Do you believe what you see, read, or hear on the news? Ever fallen for an Internet hoax — a fake celebrity death or manipulated photograph? Most of us are careful, but sometimes, especially with a new technology like radio in 1938, one can be fooled.
On October 30, 1938, the night before Halloween, a radio broadcast convinced thousands of Americans that Earth was under attack by invaders from Mars. Orson Welles, who would become a famous film director, scripted a radio play from H.G. Wells’ science-fiction classic “The War of the Worlds.” The dramatization incorporated fake news bulletins reporting space aliens landing in a New Jersey town. Many listeners around the country tuned in late, missed the introduction and mistook the radio play for a real news broadcast.

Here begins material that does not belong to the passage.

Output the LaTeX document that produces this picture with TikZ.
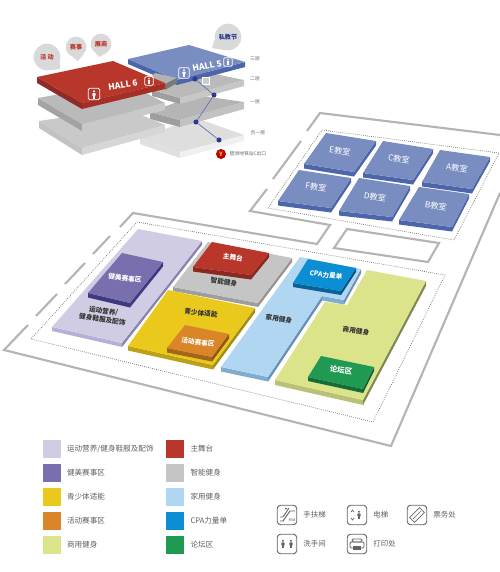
\documentclass[tikz,border=0pt]{standalone}
\usepackage{fontspec}
\setmainfont{Noto Sans CJK SC}
\usetikzlibrary{calc,positioning}
\definecolor{framegray}{RGB}{180,180,180}
\definecolor{iconline}{RGB}{100,100,100}
\definecolor{legtxt}{RGB}{95,95,95}
\definecolor{hallred}{RGB}{185,54,42}
\definecolor{redleft}{RGB}{143,42,42}
\definecolor{redright}{RGB}{165,47,38}
\definecolor{hallblue}{RGB}{122,141,193}
\definecolor{blueside}{RGB}{76,101,171}
\definecolor{lav}{RGB}{208,204,227}
\definecolor{lavfront}{RGB}{182,176,216}
\definecolor{lavright}{RGB}{140,130,175}
\definecolor{purp}{RGB}{122,111,174}
\definecolor{purpside}{RGB}{62,58,128}
\definecolor{yell}{RGB}{234,201,28}
\definecolor{oran}{RGB}{217,133,40}
\definecolor{lgreen}{RGB}{219,227,139}
\definecolor{stagegray}{RGB}{197,197,197}
\definecolor{lblue}{RGB}{176,214,242}
\definecolor{lbluefront}{RGB}{128,172,208}
\definecolor{lblueright}{RGB}{104,144,178}
\definecolor{cpablue}{RGB}{11,142,212}
\definecolor{forum}{RGB}{32,154,82}
\definecolor{dotblue}{RGB}{43,58,140}
% one side face below the edge a-b
\newcommand{\face}[4]{\fill[#1] (#2) -- (#3) -- ($(#3)+(0,#4)$) -- ($(#2)+(0,#4)$) -- cycle;}
% slab: front colour, right colour, top colour, thickness, back, right, front, left corner
\newcommand{\slab}[8]{%
  \face{#1}{#8}{#7}{#4}
  \face{#2}{#7}{#6}{#4}
  \fill[#3] (#5) -- (#6) -- (#7) -- (#8) -- cycle;}
\newcommand{\personmark}[3]{%
  \fill[#3] (#1,#2-3.2) circle (1.1);
  \fill[#3, rounded corners=0.5] (#1-1.7,#2-1.6) rectangle (#1+1.7,#2+1.4);
  \fill[#3] (#1-1,#2+1) rectangle (#1+1,#2+4);}
\begin{document}
\begin{tikzpicture}[
  x=0.75pt, y=-0.75pt,
  framing/.style={draw=framegray, line width=1.6pt, line join=miter},
  dotline/.style={draw=black!55, line width=0.55pt, densely dotted},
  floorlab/.style={font=\fontsize{5}{6.4}\selectfont\bfseries, rotate=-8, inner sep=0pt, text=black!80},
  floorwhite/.style={floorlab, text=white},
  room/.style={font=\fontsize{6.2}{7}\selectfont, rotate=-8, inner sep=0pt, text=white},
  hall/.style={font=\fontsize{6.4}{8}\selectfont\bfseries, inner sep=0pt, text=white},
  bubble/.style={circle, fill=black!15, inner sep=0pt, font=\fontsize{4.6}{6}\selectfont\bfseries},
  level/.style={font=\fontsize{3.6}{4}\selectfont, inner sep=0pt, text=black!60},
  liftbox/.style={draw=white, line width=0.6pt, rounded corners=1pt, inner sep=0pt},
  stopdot/.style={circle, fill=dotblue, inner sep=0pt, minimum size=3.8pt},
  swatch/.style={fill=#1, minimum size=13.5pt, inner sep=0pt},
  legtext/.style={font=\fontsize{5.7}{7}\selectfont, text=legtxt, inner sep=0pt, right=4.5pt of #1},
  iconbox/.style={draw=iconline, line width=0.7pt, rounded corners=2.5pt, minimum size=14.6pt, inner sep=0pt},
  icontext/.style={font=\fontsize{5.6}{7}\selectfont, text=legtxt, inner sep=0pt, right=4.5pt of #1}
]
\useasboundingbox (0,0) rectangle (500,572);
\clip (0,0) rectangle (500,572);

% floors of the small building
\slab{black!12}{black!6}{black!13}{6}{196,118}{244,135}{180,152}{140,138}
\slab{black!38}{black!24}{black!29}{7}{196,95}{244,102}{180,120}{150,112}
\slab{black!38}{black!22}{black!27}{6}{196,70}{244,80}{180,98}{152,90}
\slab{black!24}{black!16}{black!21}{7}{125,108}{165,125}{82,148}{39,121}
\slab{black!36}{black!21}{black!27}{7}{125,82}{165,103}{82,124}{38,98}
\slab{blueside}{blueside}{hallblue}{5}{189,45}{245,62}{177,80}{128,59}
\fill[black!30] (155,73) -- (177,78) -- (165,84) -- (150,78) -- cycle;
\fill[black!52] (165,84) -- (177,78) -- (177,83) -- (165,90) -- cycle;
\slab{redleft}{redright}{hallred}{6}{113,61}{165,83}{82,103}{37,77}

% call-outs
\node[bubble, minimum size=20pt, text=hallred] (huodong) at (47,57) {活 动};
\node[bubble, minimum size=15.5pt, text=hallred] (saishi) at (76,47) {赛事};
\node[bubble, minimum size=15.5pt, text=hallred] (zhanshang) at (101,44) {展商};
\node[bubble, minimum size=20pt, text=dotblue] (sijiao) at (228,37) {私教节};
\coordinate (huodongtip) at (60,69);
\coordinate (saishitip) at (78,61);
\coordinate (zhanshangtip) at (99,57);
\coordinate (sijiaotip) at (212,48);
\fill[black!15] (huodong.-20) -- (huodong.-80) -- (huodongtip) -- cycle;
\fill[black!15] (saishi.-45) -- (saishi.-110) -- (saishitip) -- cycle;
\fill[black!15] (zhanshang.-60) -- (zhanshang.-120) -- (zhanshangtip) -- cycle;
\fill[black!15] (sijiao.-170) -- (sijiao.-100) -- (sijiaotip) -- cycle;

\node[hall, rotate=9] (hallsix) at (123,85) {HALL 6};
\node[hall, rotate=11] (hallfive) at (207,66) {HALL 5};
\node[liftbox, minimum size=8.5pt] (liftA) at (94,94) {};
\node[liftbox, minimum size=6.5pt] (liftB) at (149,81) {};
\node[liftbox, minimum size=8pt] (liftC) at (184,73) {};
\node[liftbox, minimum size=6.5pt] (liftD) at (228,62) {};
\node[draw=white, fill=black!20, minimum size=5pt, inner sep=0pt] (liftE) at (206,81) {};
\personmark{94}{94.5}{white}
\begin{scope}[shift={(149,81)}, scale=0.7]\personmark{0}{0}{white}\end{scope}
\begin{scope}[shift={(184,73)}, scale=0.9]\personmark{0}{0}{white}\end{scope}
\begin{scope}[shift={(228,62)}, scale=0.7]\personmark{0}{0}{white}\end{scope}

\node[stopdot] (stopA) at (195,79) {};
\node[stopdot] (stopB) at (214,95) {};
\node[stopdot] (stopC) at (196,122) {};
\node[stopdot] (stopD) at (219,140) {};
\draw[dotblue!75, line width=0.5pt] (stopA) -- (stopB) -- (stopC) -- (stopD);
\node[circle, fill=red!75!black, minimum size=7.5pt, inner sep=0pt, text=yell,
  font=\fontsize{4.5}{5}\selectfont\bfseries] (metro) at (221,154) {Y};
\node[level, right=2.3pt of metro] (metrotext) {琶洲地铁站C出口};
\node[level] (floorthree) at (255,59) {三层};
\node[level] (floortwo) at (255,79) {二层};
\node[level] (floorone) at (255,102) {一层};
\node[level] (floorneg) at (258,133) {负一层};

% walls
\draw[framing] (307,131) -- (320,113) -- (500,135);
\draw[framing] (273,179) -- (301,141);
\draw[framing] (267,189) -- (250,211) -- (330,225) -- (317,244) -- (133,213) -- (120,227);
\draw[framing] (110,236) -- (93,254);
\draw[framing] (85,263) -- (65,284);
\draw[framing] (57,294) -- (36,316);
\draw[framing] (28,325) -- (4,350) -- (391,446) -- (500,193);
\draw[framing] (347,229) -- (439,243) -- (428,262) -- (334,248) -- cycle;
\draw[dotline] (322,130) -- (499,153) -- (454,240) -- (268,208) -- cycle;
\draw[dotline] (137,222) -- (445,275) -- (373,422) -- (31,339) -- cycle;

% class rooms
\slab{blueside}{blueside}{hallblue}{4.5}{326,133}{376,141}{354,172}{304,164}
\slab{blueside}{blueside}{hallblue}{4.5}{383,141}{433,149}{413,180}{363,173}
\slab{blueside}{blueside}{hallblue}{4.5}{440,150}{490,157}{472,189}{422,182}
\slab{blueside}{blueside}{hallblue}{4.5}{299,170}{351,178}{331,208}{278,201}
\slab{blueside}{blueside}{hallblue}{4.5}{359,178}{410,186}{392,217}{339,211}
\slab{blueside}{blueside}{hallblue}{4.5}{419,187}{469,194}{452,227}{399,220}
\node[room] (roomE) at (340,151) {E教室};
\node[room] (roomC) at (399,159) {C教室};
\node[room] (roomA) at (457,168) {A教室};
\node[room] (roomF) at (316,187) {F教室};
\node[room] (roomD) at (375,197) {D教室};
\node[room] (roomB) at (436,206) {B教室};

% zones
\slab{lavfront}{lavright}{lav}{4}{138,229}{202,241}{122,343}{52,327}
\slab{purpside}{purpside}{purp}{4.5}{122,253}{163,262}{130,303}{88,293}
\slab{stagegray!80!black}{stagegray!75!black}{stagegray}{4}{208,242}{292,258}{258,303}{173,287}
\slab{hallred!75!black}{hallred!75!black}{hallred}{4.5}{212,242}{269,253}{251,275}{193,267}
\slab{yell!80!black}{yell!70!black}{yell}{4.5}{168,290}{255,308}{213,365}{128,346}
\slab{oran!75!black}{oran!65!black}{oran}{4.5}{185,325}{229,334}{212,357}{167,348}
% family zone has a notch
\face{lbluefront}{221,367}{268,377}{4.5}
\face{lblueright}{268,377}{322,296}{4.5}
\face{lbluefront}{322,296}{344,300}{4.5}
\face{lblueright}{344,300}{361,269}{4.5}
\fill[lblue] (300,257) -- (361,269) -- (344,300) -- (322,296) -- (268,377) -- (221,367) -- cycle;
\slab{cpablue!70!black}{cpablue!60!black}{cpablue}{4}{308,259}{356,268}{341,291}{293,283}
% commercial zone
\face{lgreen!85!black}{275,380}{363,400}{5}
\face{lgreen!60!black}{363,400}{426,281}{5}
\fill[lgreen] (367,270) -- (426,281) -- (363,400) -- (275,380) -- (325,302) -- (347,305) -- cycle;
\slab{forum!70!black}{forum!60!black}{forum}{4}{321,356}{374,367}{363,389}{308,377}

\node[floorwhite] (zoneA) at (125,278) {健美赛事区};
\node[floorlab, align=center] (zoneB) at (103,315) {运动营养/\\健身鞋服及配饰};
\node[floorwhite] (zoneC) at (233,257) {主舞台};
\node[floorlab] (zoneD) at (224,282) {智能健身};
\node[floorlab] (zoneE) at (201,313) {青少体适能};
\node[floorwhite] (zoneF) at (198,342) {活动赛事区};
\node[floorlab] (zoneG) at (279,319) {家用健身};
\node[floorwhite] (zoneH) at (326,275) {CPA力量单};
\node[floorlab] (zoneI) at (356,331) {商用健身};
\node[floorwhite, font=\fontsize{5.6}{6}\selectfont\bfseries] (zoneJ) at (341,370) {论坛区};

% legend
\node[swatch=lav] (swA) at (51.5,449) {};
\node[swatch=purp] (swB) at (51.5,473) {};
\node[swatch=yell] (swC) at (51.5,497) {};
\node[swatch=oran] (swD) at (51.5,521) {};
\node[swatch=lgreen] (swE) at (51.5,545) {};
\node[swatch=hallred] (swF) at (175,449) {};
\node[swatch=stagegray] (swG) at (175,473) {};
\node[swatch=lblue] (swH) at (175,497) {};
\node[swatch=cpablue] (swI) at (175,521) {};
\node[swatch=forum] (swJ) at (175,545) {};
\node[legtext=swA] (txtA) {运动营养/健身鞋服及配饰};
\node[legtext=swB] (txtB) {健美赛事区};
\node[legtext=swC] (txtC) {青少体适能};
\node[legtext=swD] (txtD) {活动赛事区};
\node[legtext=swE] (txtE) {商用健身};
\node[legtext=swF] (txtF) {主舞台};
\node[legtext=swG] (txtG) {智能健身};
\node[legtext=swH] (txtH) {家用健身};
\node[legtext=swI] (txtI) {CPA力量单};
\node[legtext=swJ] (txtJ) {论坛区};

% service icons
\node[iconbox] (escal) at (287,515) {};
\node[iconbox] (lift) at (357,515) {};
\node[iconbox] (ticket) at (417,515) {};
\node[iconbox] (wc) at (287,544) {};
\node[iconbox] (printer) at (357,544) {};
\node[icontext=escal] (txtescal) {手扶梯};
\node[icontext=lift] (txtlift) {电梯};
\node[icontext=ticket] (txtticket) {票务处};
\node[icontext=wc] (txtwc) {洗手间};
\node[icontext=printer] (txtprinter) {打印处};
\draw[iconline, line width=0.7pt, line join=round] (280,521) -- (283,521) -- (290,511) -- (295,511);
\draw[iconline, line width=0.7pt, line join=round] (280,517) -- (283,517) -- (289,508);
\fill[iconline] (286,508.5) circle (1);
\node[font=\fontsize{3}{3}\selectfont\itshape, text=iconline, inner sep=0pt] (escaltag) at (292,520) {Mid};
\personmark{359}{515}{iconline}
\draw[iconline, line width=0.5pt] (351,512) -- (352.5,510) -- (354,512) (351,518) -- (352.5,520) -- (354,518);
\draw[iconline, line width=0.5pt, rotate around={45:(417,515)}] (410,511.5) rectangle (424,518.5);
\draw[iconline, line width=0.5pt] (413,519) -- (421,511);
\personmark{283}{544}{iconline}
\personmark{291}{544}{iconline}
\draw[iconline, line width=0.7pt, rounded corners=1pt] (352,539) rectangle (362,542);
\draw[iconline, line width=0.7pt, rounded corners=1pt] (350,542) rectangle (364,548);
\fill[iconline] (353,546) rectangle (361,550);
\end{tikzpicture}
\end{document}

On one street in Newark, New Jersey, more than 20 families fled their homes with wet cloths over their faces, believing they were victims of a Martian poison gas raid. Terrified citizens across America flooded police stations with calls asking how they could protect themselves.
The New York Times scolded the CBS Radio network. “Radio is new,” the paper declared, “but it has adult responsibilities. It has not mastered itself or the material it uses.”
You can listen to the broadcast and decide if you would have been fooled. But before you judge those panicked listeners, remember that in 1938, radio was people’s only real-time news source.
Modern open societies have many news sources: websites, newspapers, social media, television and— yes — radio. This variety helps citizens stay informed, and helps them separate fact from fiction. But for at least one night in America, fiction prevailed, even if the invading Martians didn’t.